* [Requirement]
Leaving out the pictures, retype the lines from the beginning of the listing through the line containing "(0,0) rectangle (929,523);".

* [Data extract]
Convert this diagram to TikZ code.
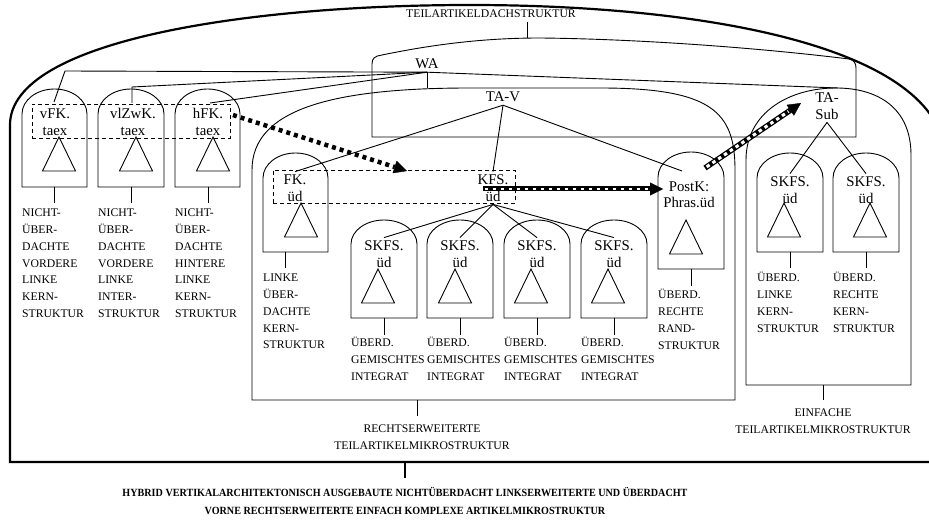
\documentclass[tikz,border=0pt]{standalone}
\usepackage{fontspec}
\setmainfont{Liberation Serif}
\newfontfamily\condserif[FakeStretch=0.92]{Liberation Serif}
\usetikzlibrary{arrows.meta}

\newcommand\lblfont{\fontsize{11.7bp}{16.7bp}\selectfont}
\newcommand\txtfont{\fontsize{14.8bp}{16.5bp}\selectfont}
\newcommand\ttlfont{\condserif\bfseries\fontsize{11bp}{18bp}\selectfont}

% dome-topped box: left, right, top, bottom, height of the arch
\newcommand{\domebox}[5]{%
  \pgfmathsetmacro\dbmid{(#1+#2)/2}%
  \pgfmathsetmacro\dbctl{0.552*(#2-#1)/2}%
  \pgfmathsetmacro\dbside{#3+#5}%
  \pgfmathsetmacro\dbknee{#3+0.448*#5}%
  \draw[boxline] (#1,#4) -- (#1,\dbside)
    .. controls (#1,\dbknee) and (\dbmid-\dbctl,#3) .. (\dbmid,#3)
    .. controls (\dbmid+\dbctl,#3) and (#2,\dbknee) .. (#2,\dbside)
    -- (#2,#4) -- cycle;}

% small tree triangle: apex x, apex y
\newcommand{\treetri}[2]{%
  \draw[boxline] (#1,#2) -- (#1-16.5,#2+34) -- (#1+16.5,#2+34) -- cycle;}

\begin{document}
\begin{tikzpicture}[x=1bp, y=-1bp, line join=miter,
  boxline/.style={line width=0.9bp},
  conn/.style={line width=0.9bp},
  frame/.style={line width=2.2bp},
  grpbox/.style={draw, line width=0.9bp, dash pattern=on 4bp off 3bp, inner sep=0, anchor=north west},
  lbl/.style={font=\lblfont, align=left, inner sep=0, anchor=base west},
  clbl/.style={font=\lblfont, align=center, inner sep=0},
  ntext/.style={font=\txtfont, align=center, inner xsep=0, inner ysep=3bp},
  tip/.style={-{Triangle[length=13bp, width=13bp, line width=0.4bp]}},
  ]
\useasboundingbox (0,0) rectangle (929,523);

% ---------- outer frame of the whole article microstructure ----------
\draw[frame] (945,462) -- (10,462) -- (10,125)
  .. controls (10,40) and (250,5) .. (470,5)
  .. controls (700,5) and (930,45) .. (945,150) -- cycle;
\coordinate (frameBot) at (405,462);
\coordinate (frameStem) at (405,478);
\draw[frame] (frameBot) -- (frameStem);
\node[font=\ttlfont, align=center, inner sep=0] (title) at (405,501)
  {HYBRID VERTIKALARCHITEKTONISCH AUSGEBAUTE NICHTÜBERDACHT LINKSERWEITERTE UND ÜBERDACHT\\
   VORNE RECHTSERWEITERTE EINFACH KOMPLEXE ARTIKELMIKROSTRUKTUR};

% ---------- roof structure ----------
\draw[boxline] (372,137) -- (372,64) .. controls (372,58) and (375,56) .. (382,55)
  .. controls (440,43) and (490,38) .. (540,38)
  .. controls (640,39) and (760,48) .. (849,59)
  .. controls (854,60) and (856,63) .. (856,68) -- (856,137) -- cycle;
\node[clbl] (roof) at (491,14) {TEILARTIKELDACHSTRUKTUR};
\coordinate (roofA) at (527,22);
\coordinate (roofB) at (527,38);
\draw[conn] (roofA) -- (roofB);

% ---------- right-extended part-article microstructure ----------
\draw[boxline] (252,400) -- (252,170) .. controls (252,110) and (330,88) .. (470,88)
  -- (600,88) .. controls (712,88) and (735,112) .. (735,170) -- (735,400) -- cycle;
\coordinate (rechA) at (417,400);
\coordinate (rechB) at (417,416);
\draw[conn] (rechA) -- (rechB);
\node[clbl, anchor=north] (rechlbl) at (422,425) {RECHTSERWEITERTE\\TEILARTIKELMIKROSTRUKTUR};

% ---------- simple part-article microstructure ----------
\draw[boxline] (746,385) -- (746,160) .. controls (746,112) and (790,88) .. (836,88)
  .. controls (878,88) and (911,108) .. (911,155) -- (911,385) -- cycle;
\coordinate (einA) at (823,385);
\coordinate (einB) at (823,400);
\draw[conn] (einA) -- (einB);
\node[clbl, anchor=north] (einlbl) at (823,409) {EINFACHE\\TEILARTIKELMIKROSTRUKTUR};

% ---------- dome boxes ----------
\domebox{22}{87}{89}{187}{25}
\domebox{98}{164}{89}{187}{25}
\domebox{175}{240}{89}{187}{25}
\domebox{263}{328}{153}{252}{25}
\domebox{351}{417}{220}{318}{24}
\domebox{427}{493}{220}{318}{24}
\domebox{504}{570}{220}{318}{24}
\domebox{581}{647}{220}{318}{24}
\domebox{658}{724}{152}{269}{25}
\domebox{757}{823}{153}{252}{25}
\domebox{833}{899}{153}{252}{25}

\treetri{59}{137}
\treetri{136}{137}
\treetri{213}{137}
\treetri{301}{203}
\treetri{378}{269}
\treetri{455}{269}
\treetri{531}{269}
\treetri{608}{269}
\treetri{686}{220}
\treetri{784}{203}
\treetri{870}{203}

% ---------- dashed groups ----------
\node[grpbox, minimum width=198bp, minimum height=34bp] (grpL) at (32,104) {};
\node[grpbox, minimum width=242bp, minimum height=33bp] (grpR) at (273,170) {};

% ---------- node texts ----------
\node[ntext] (wa) at (427,64) {WA};
\node[ntext] (tav) at (503,97) {TA-V};
\node[ntext] (tasub) at (827,106) {TA-\\Sub};
\node[ntext] (vfk) at (55,122) {vFK.\\taex};
\node[ntext] (vlz) at (133,122) {vlZwK.\\taex};
\node[ntext] (hfk) at (208,122) {hFK.\\taex};
\node[ntext] (fk) at (295,188) {FK.\\üd};
\node[ntext] (kfs) at (493,188) {KFS.\\üd};
\node[ntext] (sk1) at (384,254) {SKFS.\\üd};
\node[ntext] (sk2) at (460,254) {SKFS.\\üd};
\node[ntext] (sk3) at (537,254) {SKFS.\\üd};
\node[ntext] (sk4) at (614,254) {SKFS.\\üd};
\node[ntext] (postk) at (689,195) {PostK:\\Phras.üd};
\node[ntext] (ska) at (790,190) {SKFS.\\üd};
\node[ntext] (skb) at (866,190) {SKFS.\\üd};

% ---------- connectors ----------
\coordinate (wl1) at (65,71);
\coordinate (vfkTop) at (54,102);
\coordinate (wl2) at (132,87);
\coordinate (vlzTop) at (132,103);
\coordinate (hfkTop) at (210,103);
\coordinate (einTop) at (838,88);
\coordinate (rechTop) at (427,88);
\coordinate (postkTop) at (682,171);
\draw[conn] (wa.south) -- (wl1) -- (vfkTop);
\draw[conn] (wa.south) -- (wl2) -- (vlzTop);
\draw[conn] (wa.south) -- (hfkTop);
\draw[conn] (wa.south) -- (einTop);
\draw[conn] (wa.south) -- (rechTop);
\draw[conn] (tav.south) -- (fk.north);
\draw[conn] (tav.south) -- (kfs.north);
\draw[conn] (tav.south) -- (postkTop);
\foreach \s in {sk1,sk2,sk3,sk4} \draw[conn] (kfs.south) -- (\s.north);
\draw[conn] (tasub.south) -- (ska.north);
\draw[conn] (tasub.south) -- (skb.north);

% ---------- stems and labels (anchored at the baseline of the last line) ----------
\foreach \n/\x/\a/\b in {s1/54.5/187/203, s2/131/187/203, s3/208/187/203,
    s4/285/252/268, s5/384/318/335, s6/460/318/335, s7/537/318/335, s8/614/318/335,
    s9/691/269/286, s10/790/252/268, s11/866/252/268}
  {\coordinate (\n a) at (\x,\a); \coordinate (\n b) at (\x,\b); \draw[conn] (\n a) -- (\n b);}

\node[lbl] (l1) at (22,317.2) {NICHT-\\ÜBER-\\DACHTE\\VORDERE\\LINKE\\KERN-\\STRUKTUR};
\node[lbl] (l2) at (98,317.2) {NICHT-\\ÜBER-\\DACHTE\\VORDERE\\LINKE\\INTER-\\STRUKTUR};
\node[lbl] (l3) at (175,317.2) {NICHT-\\ÜBER-\\DACHTE\\HINTERE\\LINKE\\KERN-\\STRUKTUR};
\node[lbl] (l4) at (263,348.8) {LINKE\\ÜBER-\\DACHTE\\KERN-\\STRUKTUR};
\node[lbl] (l5) at (351,380.4) {ÜBERD.\\GEMISCHTES\\INTEGRAT};
\node[lbl] (l6) at (427,380.4) {ÜBERD.\\GEMISCHTES\\INTEGRAT};
\node[lbl] (l7) at (504,380.4) {ÜBERD.\\GEMISCHTES\\INTEGRAT};
\node[lbl] (l8) at (581,380.4) {ÜBERD.\\GEMISCHTES\\INTEGRAT};
\node[lbl] (l9) at (658,349.1) {ÜBERD.\\RECHTE\\RAND-\\STRUKTUR};
\node[lbl] (l10) at (757,332.1) {ÜBERD.\\LINKE\\KERN-\\STRUKTUR};
\node[lbl] (l11) at (833,332.1) {ÜBERD.\\RECHTE\\KERN-\\STRUKTUR};

% ---------- movement arrows ----------
\coordinate (a1s) at (233,115);
\coordinate (a1e) at (407,171);
\coordinate (a2s) at (483,189);
\coordinate (a2e) at (663,189);
\coordinate (a3s) at (705,168);
\coordinate (a3e) at (801,103);
\draw[line width=4.5bp, dash pattern=on 4bp off 4bp, tip] (a1s) -- (a1e);
\draw[line width=5bp, tip] (a2s) -- (a2e);
\draw[white, line width=2.2bp, dash pattern=on 3bp off 5bp, shorten >=15bp, shorten <=2bp] (a2s) -- (a2e);
\draw[line width=5.5bp, tip] (a3s) -- (a3e);
\draw[white, line width=3bp, dash pattern=on 3.5bp off 3.5bp, shorten >=15bp, shorten <=2bp] (a3s) -- (a3e);
\end{tikzpicture}
\end{document}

* [Completed task]
Convert this diagram to TikZ code.
\documentclass[tikz,border=0pt]{standalone}
\usepackage{fontspec}
\setmainfont{Liberation Serif}
\newfontfamily\condserif[FakeStretch=0.92]{Liberation Serif}
\usetikzlibrary{arrows.meta}

\newcommand\lblfont{\fontsize{11.7bp}{16.7bp}\selectfont}
\newcommand\txtfont{\fontsize{14.8bp}{16.5bp}\selectfont}
\newcommand\ttlfont{\condserif\bfseries\fontsize{11bp}{18bp}\selectfont}

% dome-topped box: left, right, top, bottom, height of the arch
\newcommand{\domebox}[5]{%
  \pgfmathsetmacro\dbmid{(#1+#2)/2}%
  \pgfmathsetmacro\dbctl{0.552*(#2-#1)/2}%
  \pgfmathsetmacro\dbside{#3+#5}%
  \pgfmathsetmacro\dbknee{#3+0.448*#5}%
  \draw[boxline] (#1,#4) -- (#1,\dbside)
    .. controls (#1,\dbknee) and (\dbmid-\dbctl,#3) .. (\dbmid,#3)
    .. controls (\dbmid+\dbctl,#3) and (#2,\dbknee) .. (#2,\dbside)
    -- (#2,#4) -- cycle;}

% small tree triangle: apex x, apex y
\newcommand{\treetri}[2]{%
  \draw[boxline] (#1,#2) -- (#1-16.5,#2+34) -- (#1+16.5,#2+34) -- cycle;}

\begin{document}
\begin{tikzpicture}[x=1bp, y=-1bp, line join=miter,
  boxline/.style={line width=0.9bp},
  conn/.style={line width=0.9bp},
  frame/.style={line width=2.2bp},
  grpbox/.style={draw, line width=0.9bp, dash pattern=on 4bp off 3bp, inner sep=0, anchor=north west},
  lbl/.style={font=\lblfont, align=left, inner sep=0, anchor=base west},
  clbl/.style={font=\lblfont, align=center, inner sep=0},
  ntext/.style={font=\txtfont, align=center, inner xsep=0, inner ysep=3bp},
  tip/.style={-{Triangle[length=13bp, width=13bp, line width=0.4bp]}},
  ]
\useasboundingbox (0,0) rectangle (929,523);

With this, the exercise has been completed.